Why do they ask me? Were they not the ones nodding their heads? I should be asking them what was meant, but I already know. No one said anything in the meeting. Everyone really knows nothing was said, they're just not admitting it.
It's funny, as some of the speakers spout off their words of wisdom, I imagine flowers coming out of their mouths. It's like watching an old Beatles show, The Yellow Submarine. Everyone is walking around cardboard-like and spouting flowery, pretty stuff, none of which is really palatable, just nice to listen to. When I call them on it, they stare at me bemused. They give me that "Don't you speak English?" look. Well, yes, I think so, but I don't hear it spoken here. ha.

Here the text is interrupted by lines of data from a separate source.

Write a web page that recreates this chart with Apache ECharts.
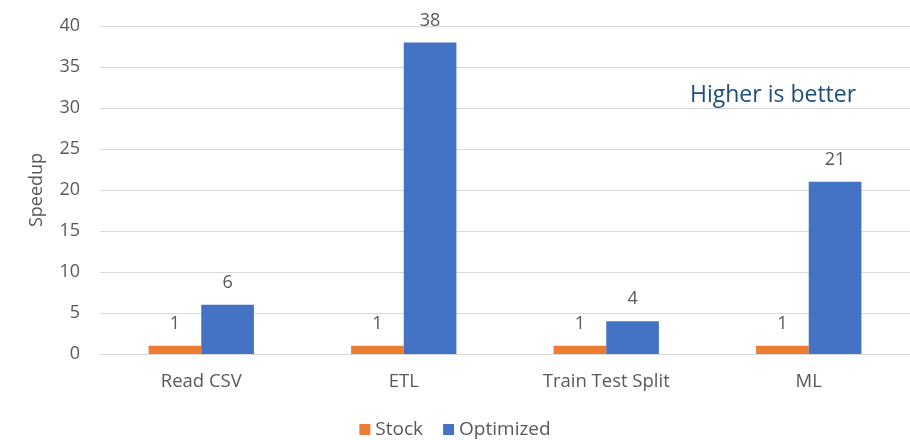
<!DOCTYPE html>
<html>
<head>
<meta charset="utf-8">
<script src="https://cdn.jsdelivr.net/npm/echarts@6/dist/echarts.min.js"></script>
<style>
  html, body { margin: 0; padding: 0; background: #ffffff; }
  #chart { width: 910px; height: 440px; }
</style>
</head>
<body>
<div id="chart"></div>
<script>
// Workload categories and measured speedups
const categories = ['Read CSV', 'ETL', 'Train Test Split', 'ML'];
const stockSpeedup = [1, 1, 1, 1];
const optimizedSpeedup = [6, 38, 4, 21];
const yTicks = { min: 0, max: 40, interval: 5 };

const FONT = '"Open Sans", "Noto Sans", sans-serif';
const labelStyle = {
  show: true,
  position: 'top',
  distance: 13,
  color: '#595959',
  fontSize: 18,
  fontFamily: FONT
};

const chart = echarts.init(document.getElementById('chart'), null, { renderer: 'canvas' });
chart.setOption({
  animation: false,
  backgroundColor: '#ffffff',
  textStyle: { fontFamily: FONT },
  grid: { left: 100, right: 0, top: 26, bottom: 86, containLabel: false },
  title: {
    text: 'Higher is better',
    left: 685,
    top: 79,
    textStyle: { color: '#1f4e79', fontSize: 23, fontWeight: 'normal', fontFamily: FONT }
  },
  legend: {
    top: 415,
    left: 'center',
    itemWidth: 11,
    itemHeight: 11,
    itemGap: 20,
    icon: 'rect',
    textStyle: { color: '#595959', fontSize: 19, fontFamily: FONT },
    data: ['Stock', 'Optimized']
  },
  xAxis: {
    type: 'category',
    data: categories,
    axisLine: { show: true, lineStyle: { color: '#d9d9d9', width: 1 } },
    axisTick: { show: false },
    axisLabel: { color: '#595959', fontSize: 18.5, margin: 18, fontFamily: FONT }
  },
  yAxis: {
    type: 'value',
    min: yTicks.min,
    max: yTicks.max,
    interval: yTicks.interval,
    name: 'Speedup',
    nameLocation: 'middle',
    nameGap: 54,
    nameRotate: 90,
    nameTextStyle: { color: '#595959', fontSize: 18, fontFamily: FONT },
    axisLine: { show: false },
    axisTick: { show: false },
    axisLabel: { color: '#595959', fontSize: 18, margin: 20, fontFamily: FONT },
    splitLine: { lineStyle: { color: '#d9d9d9', width: 1 } }
  },
  series: [
    {
      name: 'Stock',
      type: 'bar',
      data: stockSpeedup,
      barGap: '0%',
      barCategoryGap: '48%',
      itemStyle: { color: '#ed7d31' },
      label: labelStyle
    },
    {
      name: 'Optimized',
      type: 'bar',
      data: optimizedSpeedup,
      barGap: '0%',
      barCategoryGap: '48%',
      itemStyle: { color: '#4472c4' },
      label: labelStyle
    }
  ]
});
</script>
</body>
</html>
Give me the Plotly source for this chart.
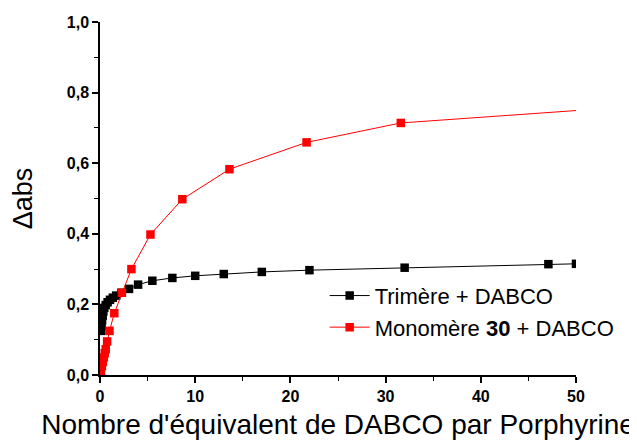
import plotly.graph_objects as go

# titration data
trimere_x = [0.12, 0.17, 0.22, 0.28, 0.35, 0.45, 0.6, 0.8, 1.05, 1.35, 1.7, 2.25,
             3.05, 4.0, 5.5, 7.6, 10.0, 13.0, 17.0, 22.0, 32.0, 47.1, 50.0]
trimere_y = [0.125, 0.14, 0.155, 0.168, 0.18, 0.19, 0.198, 0.206, 0.213, 0.219, 0.225, 0.233,
             0.244, 0.256, 0.267, 0.275, 0.281, 0.286, 0.292, 0.297, 0.304, 0.314, 0.315]

monomere_x = [0.0, 0.1, 0.2, 0.3, 0.4, 0.5, 0.6, 0.75, 1.0, 1.5, 2.3, 3.3,
              5.3, 8.65, 13.6, 21.7, 31.6, 63.0]
monomere_y = [0.0, 0.012, 0.025, 0.037, 0.05, 0.062, 0.073, 0.095, 0.125, 0.175, 0.233, 0.30,
              0.398, 0.498, 0.583, 0.659, 0.714, 0.774]

font = "Liberation Sans, Arial, sans-serif"

fig = go.Figure()
fig.add_trace(go.Scatter(
    x=trimere_x, y=trimere_y, mode="lines+markers", name="Trimère + DABCO",
    line=dict(color="black", width=1),
    marker=dict(symbol="square", size=8.5, color="black")
))
fig.add_trace(go.Scatter(
    x=monomere_x, y=monomere_y, mode="lines+markers", name="Monomère <b>30</b> + DABCO",
    line=dict(color="#ff0000", width=1),
    marker=dict(symbol="square", size=8.5, color="#ff0000")
))

# page has an 8px body margin, so the margins are shifted to compensate
fig.update_layout(
    width=637, height=443,
    margin=dict(l=92, r=69, t=14, b=76),
    plot_bgcolor="white", paper_bgcolor="white",
    separators=", ",
    font=dict(family=font, color="black"),
    legend=dict(x=0.472, y=0.284, xanchor="left", yanchor="top",
                font=dict(size=22, family=font), bgcolor="rgba(0,0,0,0)",
                tracegroupgap=0, itemwidth=40),
    showlegend=True,
)
fig.update_xaxes(
    range=[0, 50], dtick=10, tickformat="d", automargin=False,
    showline=True, linecolor="black", linewidth=1.5, mirror=False,
    ticks="outside", ticklen=6, tickwidth=1.5, tickcolor="black",
    minor=dict(dtick=5, ticks="outside", ticklen=4, tickwidth=1, tickcolor="black"),
    showgrid=False, zeroline=False,
    tickfont=dict(size=16, family=font, weight="bold"),
    title=dict(text="Nombre d'équivalent de DABCO par Porphyrine",
               font=dict(size=28, family=font), standoff=10),
)
fig.update_yaxes(
    range=[0, 1], dtick=0.2, tickformat=".1f", automargin=False,
    showline=True, linecolor="black", linewidth=1.5, mirror=False,
    ticks="outside", ticklen=6, tickwidth=1.5, tickcolor="black",
    minor=dict(dtick=0.1, ticks="outside", ticklen=4, tickwidth=1, tickcolor="black"),
    showgrid=False, zeroline=False,
    tickfont=dict(size=16, family=font, weight="bold"),
    title=dict(text="Δabs", font=dict(size=27, family=font), standoff=37),
)

fig.write_html("out.html")
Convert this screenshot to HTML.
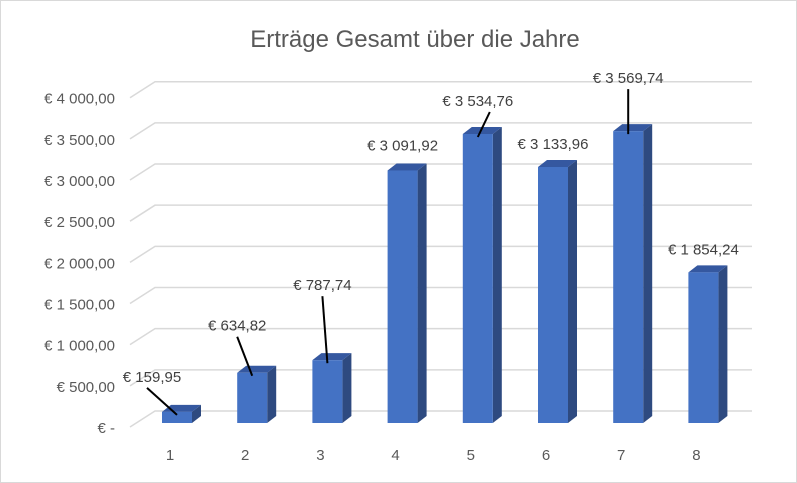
<!DOCTYPE html>
<html><head><meta charset="utf-8"><style>
body{margin:0;background:#fff}
svg{display:block;font-family:"Liberation Sans",sans-serif}
</style></head><body>
<svg id="c" width="797" height="483">
<rect x="0.5" y="0.5" width="796" height="482" fill="#fff" stroke="#d9d9d9"/>
<text x="415" y="47" text-anchor="middle" font-size="24" fill="#595959">Erträge Gesamt über die Jahre</text>
<g id="grid"></g><g id="bars"></g><g id="labels"></g>
</svg>
<script>
const categories=["1","2","3","4","5","6","7","8"];
const values=[159.95,634.82,787.74,3091.92,3534.76,3133.96,3569.74,1854.24];
const valueLabels=["€  159,95","€  634,82","€  787,74","€ 3 091,92","€ 3 534,76","€ 3 133,96","€ 3 569,74","€ 1 854,24"];
const ticks=[0,500,1000,1500,2000,2500,3000,3500,4000];
const tickLabels=["€ -","€ 500,00","€ 1 000,00","€ 1 500,00","€ 2 000,00","€ 2 500,00","€ 3 000,00","€ 3 500,00","€ 4 000,00"];
const labelOffsets=[[-25,-30],[-15,-42],[-5,-70],[0,-20],[0,-28],[0,-18],[0,-48],[0,-18]];
const NS="http://www.w3.org/2000/svg";
const y0=425,k=(425-134)/3534.76;
const yS=v=>y0-v*k;
const xS=i=>162+i*75.2;
const g=document.getElementById('grid'),b=document.getElementById('bars'),L=document.getElementById('labels');
function mk(t,a,p){const e=document.createElementNS(NS,t);for(const q in a)e.setAttribute(q,a[q]);p.appendChild(e);return e;}
ticks.forEach((v,i)=>{
 const y=yS(v);
 const p=mk('path',{d:`M130 ${y+2} L155 ${y-14} L752 ${y-14}`,fill:'none',stroke:'#d9d9d9','stroke-width':1.5},g);
 
 
 const t=mk('text',{x:115,y:y+8,'text-anchor':'end','font-size':15,fill:'#595959'},g);
 t.textContent=tickLabels[i];
 
 
});
categories.forEach((c,i)=>{
 const x=xS(i),w=30,dx=9,dy=7,top=yS(values[i]),bot=y0-2;
 const grp=mk('g',{},b);
 
 
 mk('polygon',{points:`${x+w},${top} ${x+w+dx},${top-dy} ${x+w+dx},${bot-dy} ${x+w},${bot}`,fill:'#2e4a80'},grp);
 mk('polygon',{points:`${x},${top} ${x+dx},${top-dy} ${x+w+dx},${top-dy} ${x+w},${top}`,fill:'#3558a0'},grp);
 mk('rect',{x:x,y:top,width:w,height:bot-top,fill:'#4472c4'},grp);
 const t=mk('text',{x:x+8,y:460,'text-anchor':'middle','font-size':15,fill:'#595959'},L);
 t.textContent=c;
 
 
 const o=labelOffsets[i];
 const lx=x+w/2+o[0],ly=top+o[1];
 if(o[1]<-25){
  const ln=mk('line',{x1:x+w/2,y1:top+3,x2:lx+(o[0]<0?-3:3)*0+ (i==0?-5:i==4?12:i==6?0:0),y2:ly+6,stroke:'#000','stroke-width':2},L);
  
  
 }
 const dl=mk('text',{x:lx,y:ly,'text-anchor':'middle','font-size':15,fill:'#404040'},L);
 dl.textContent=valueLabels[i];
 
 
});
</script>
</body></html>
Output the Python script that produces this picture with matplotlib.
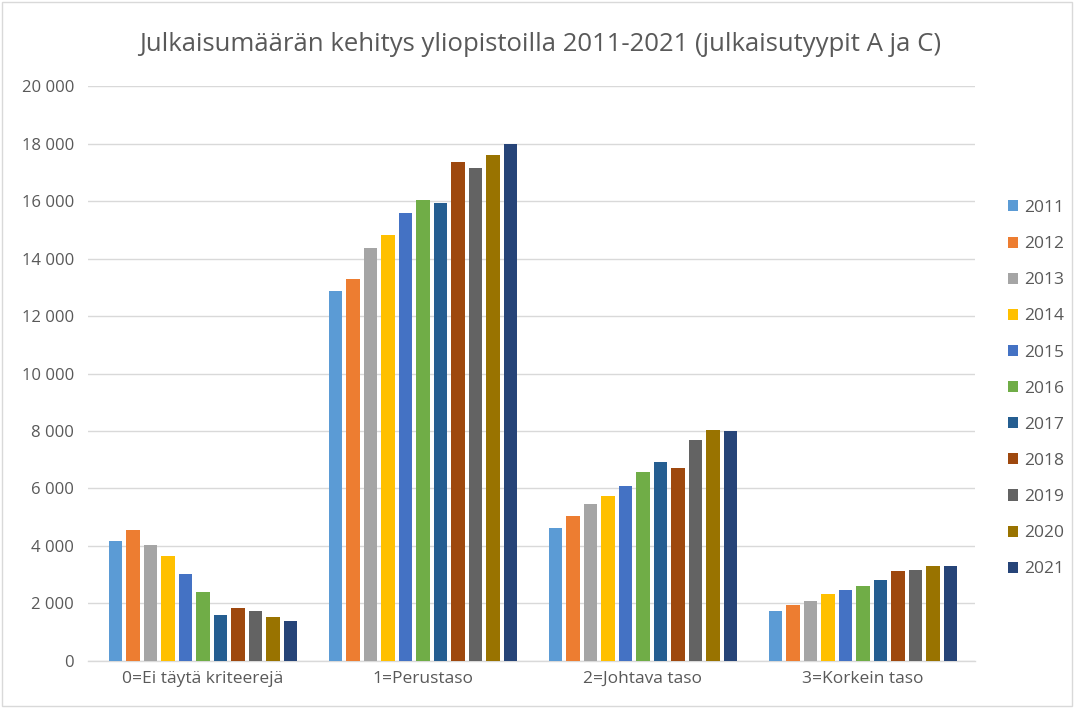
import matplotlib
matplotlib.use("Agg")
import matplotlib.pyplot as plt
from matplotlib.patches import Rectangle
from matplotlib.ticker import FuncFormatter
import numpy as np

categories = ["0=Ei täytä kriteerejä", "1=Perustaso", "2=Johtava taso", "3=Korkein taso"]
years = ["2011", "2012", "2013", "2014", "2015", "2016", "2017", "2018", "2019", "2020", "2021"]
colors = ["#5b9bd5", "#ed7d31", "#a5a5a5", "#ffc000", "#4472c4", "#70ad47",
          "#255e91", "#9e480e", "#636363", "#997300", "#264478"]

v2011 = [4190, 12880, 4620, 1730]
v2012 = [4540, 13270, 5030, 1950]
v2013 = [4040, 14380, 5460, 2090]
v2014 = [3650, 14830, 5740, 2340]
v2015 = [3020, 15570, 6070, 2480]
v2016 = [2390, 16040, 6560, 2620]
v2017 = [1590, 15940, 6910, 2830]
v2018 = [1850, 17350, 6700, 3120]
v2019 = [1740, 17140, 7670, 3160]
v2020 = [1520, 17600, 8050, 3290]
v2021 = [1390, 18000, 8010, 3290]
series = [v2011, v2012, v2013, v2014, v2015, v2016, v2017, v2018, v2019, v2020, v2021]

plt.rcParams['font.family'] = ['Open Sans', 'DejaVu Sans']

fig = plt.figure(figsize=(10.74, 7.08), dpi=100)
ax = fig.add_axes([0.0819, 0.0664, 0.8259, 0.8121])

x = np.arange(len(categories))
step = 0.0795
width = 0.062
n = len(series)
for i, (vals, c, y) in enumerate(zip(series, colors, years)):
    off = (i - (n - 1) / 2) * step
    ax.bar(x + off, vals, width=width, color=c, label=y, zorder=3)

ax.set_xlim(-0.5227, 3.509)
ax.set_ylim(0, 20000)
ax.set_yticks(np.arange(0, 20001, 2000))
ax.yaxis.set_major_formatter(FuncFormatter(lambda v, p: f"{int(v):,}".replace(",", " ")))
ax.set_xticks(x)
ax.set_xticklabels(categories)
ax.grid(axis='y', color='#d9d9d9', linewidth=1, zorder=0)
for s in ['top', 'right', 'left']:
    ax.spines[s].set_visible(False)
ax.spines['bottom'].set_color('#d9d9d9')
ax.spines['bottom'].set_linewidth(1)
ax.tick_params(axis='both', length=0, colors='#595959')
ax.tick_params(axis='y', pad=10, labelsize=12)
ax.tick_params(axis='x', pad=7, labelsize=12.5)

fig.text(0.503, 0.937, "Julkaisumäärän kehitys yliopistoilla 2011-2021 (julkaisutyypit A ja C)",
         ha='center', va='center', fontsize=18.5, color='#595959')

leg = fig.legend(loc='center left', bbox_to_anchor=(0.932, 0.451), frameon=False,
                 handlelength=0.6, handleheight=0.6, handletextpad=0.35,
                 labelspacing=1.16, fontsize=12.5, borderaxespad=0)
for t in leg.get_texts():
    t.set_color('#595959')

fig.patches.append(Rectangle((0.002, 0.003), 0.996, 0.994, transform=fig.transFigure,
                             fill=False, edgecolor='#d9d9d9', linewidth=1))

fig.savefig("out.png", dpi=100)
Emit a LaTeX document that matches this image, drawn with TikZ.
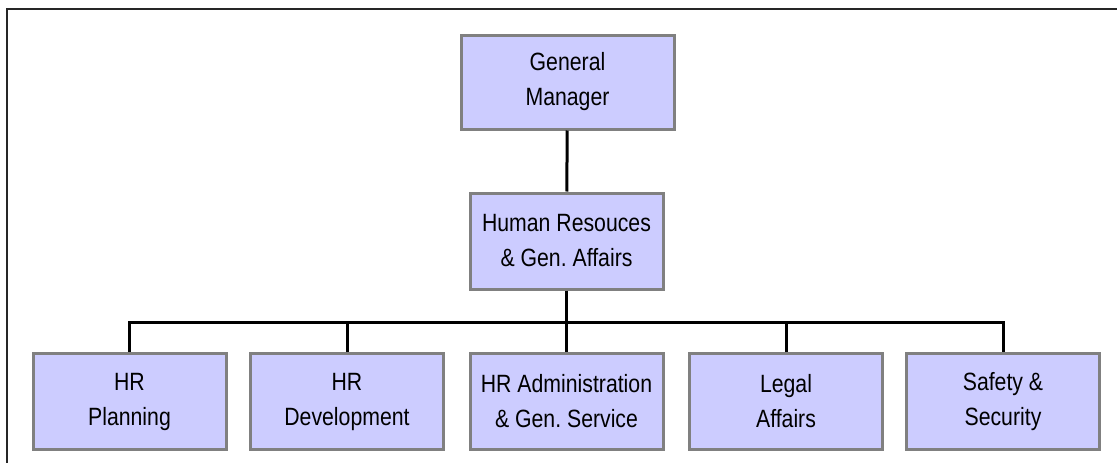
\documentclass[tikz,border=0pt]{standalone}
\usepackage{fontspec}
\setmainfont{Liberation Sans}[FakeStretch=0.85]
\usepackage{xcolor}
\usetikzlibrary{positioning,shadows}
\definecolor{boxfill}{RGB}{204,204,255}
\definecolor{boxline}{RGB}{128,128,128}
\frenchspacing
\tikzset{
    unit/.style={draw=boxline, line width=3pt, fill=boxfill, minimum width=193pt, minimum height=96pt,
        inner sep=0pt, align=center, font=\fontsize{25}{35}\selectfont,
        drop shadow={shadow xshift=1.5pt, shadow yshift=-1.5pt, fill=black!25}},
    link/.style={line width=3pt}
}
\begin{document}
\begin{tikzpicture}[x=1pt, y=-1pt]
    \useasboundingbox (0,0) rectangle (1117,463);
    \draw[line width=2pt, black!85] (7,463) -- (7,9) -- (1117,9);

    \node[unit, minimum width=213pt, minimum height=94pt] (gm) at (567.5,82) {General\\Manager};
    \node[unit] (hr) at (566.5,241) {Human Resouces\\\& Gen. Affairs};

    \node[unit] (plan) at (129.5,401.5) {HR\\Planning};
    \node[unit] (dev) at (347,401.5) {HR\\Development};
    \node[unit] (admin) at (566.5,401.5) {HR Administration\\\& Gen. Service};
    \node[unit] (legal) at (786,401.5) {Legal\\Affairs};
    \node[unit] (safety) at (1003,401.5) {Safety \&\\Security};

    \coordinate (bus) at (566.5,322);

    \draw[link] (gm) -- (hr);
    \draw[link] (hr) -- (admin);
    \draw[link] (plan.north) |- (bus) -| (safety.north);
    \draw[link] (dev.north) -- (dev.north |- bus);
    \draw[link] (legal.north) -- (legal.north |- bus);
\end{tikzpicture}
\end{document}
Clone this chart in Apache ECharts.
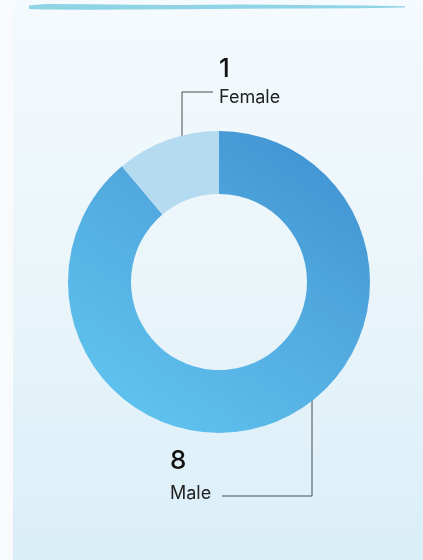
<!DOCTYPE html>
<html>
<head>
<meta charset="utf-8">
<style>
  html, body { margin: 0; padding: 0; background: #f8fafb; }
  #chart { width: 423px; height: 560px; }
</style>
<script src="https://cdn.jsdelivr.net/npm/echarts@6/dist/echarts.min.js"></script>
</head>
<body>
<div id="chart"></div>
<script>
// Gender split of the group
const categories = ['Male', 'Female'];
const counts = [8, 1];

const sliceColors = [
  new echarts.graphic.LinearGradient(1, 0, 0.3, 1, [
    { offset: 0, color: '#3c8ecf' },
    { offset: 0.5, color: '#52a9df' },
    { offset: 1, color: '#5fc2ee' }
  ]),
  '#b4dbef'
];

// leader-line routes and label anchors for each slice
const leaders = {
  Male:   { points: [[312, 389], [312, 496], [222, 496]], x: 170, y: 446 },
  Female: { points: [[182, 151], [182, 92], [213, 92]],  x: 219, y: 54 }
};

const numStyle = { fontFamily: 'Inter', fontSize: 26, fontWeight: 500, color: '#111', lineHeight: 30 };

const chart = echarts.init(document.getElementById('chart'), null, { renderer: 'canvas' });

const option = {
  animation: false,
  graphic: [
    {
      type: 'rect', z: -10, silent: true,
      shape: { x: 13, y: 0, width: 410, height: 560 },
      style: {
        fill: new echarts.graphic.LinearGradient(0, 0, 0, 1, [
          { offset: 0, color: '#f4fafd' },
          { offset: 0.5, color: '#eaf5fa' },
          { offset: 1, color: '#daeef8' }
        ])
      }
    },
    {
      type: 'polygon', z: -5, silent: true,
      shape: {
        points: [[29, 5.5], [45, 4], [90, 4.2], [130, 4.8], [180, 5], [240, 4.6], [300, 5], [360, 5.6], [405, 6.3],
                 [405, 7.6], [360, 8.2], [300, 8.6], [240, 8.8], [180, 9.2], [130, 9.6], [90, 9.8], [45, 9.6], [29, 9]]
      },
      style: { fill: '#8fd4e6' }
    }
  ],
  series: [{
    type: 'pie',
    center: [219, 282],
    radius: [88, 151],
    startAngle: 90,
    clockwise: true,
    silent: true,
    emphasis: { disabled: true },
    itemStyle: { borderWidth: 0 },
    label: {
      show: true,
      position: 'outside',
      formatter: '{v|{c}}\n{n|{b}}',
      align: 'left',
      rich: {
        v: numStyle,
        n: { fontFamily: 'Inter', fontSize: 18, color: '#222', lineHeight: 36 }
      }
    },
    labelLine: {
      show: true,
      lineStyle: { color: '#4d4d4d', width: 1 }
    },
    labelLayout: function (params) {
      const name = categories[params.dataIndex];
      const l = leaders[name];
      return {
        x: l.x, y: l.y,
        align: 'left', verticalAlign: 'top',
        labelLinePoints: l.points
      };
    },
    data: categories.map((c, i) => ({
      name: c,
      value: counts[i],
      itemStyle: { color: sliceColors[i] },
      label: c === 'Female'
        ? { rich: { v: numStyle,
                    n: { fontFamily: 'Inter', fontSize: 18, color: '#222', lineHeight: 28 } } }
        : undefined
    }))
  }]
};

chart.setOption(option);
</script>
</body>
</html>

I usually use concrete words, stuff you can touch, feel, see, and picture in your mind's eye. But sometimes I just hear multisyllabic words of fluff.
Which reminds me of this advice:
In promulgating your exotic cogitations or articulating your superficial sentimentalities, amiable philosophies or psychological observations, beware of platitudinous preponderance. Let your extemporaneous descanting and unpremeditated expatiations have intelligible and vivacious veracity, but without the rodomontade of bombast. Eschew all conglomerations, jejune babble, vapid rumination, and asinine affectation. Shun double-entendre, pestiferous profanity, and contumelious epithets, ostensible or obscure. Be not inordinately contumacious or incorrigibly recalcitrant about using exotic comprehensibility in your etymological delineation.
In other words, speak simply.
...dave
I was gratified to answer them promptly. I said: "I don't know."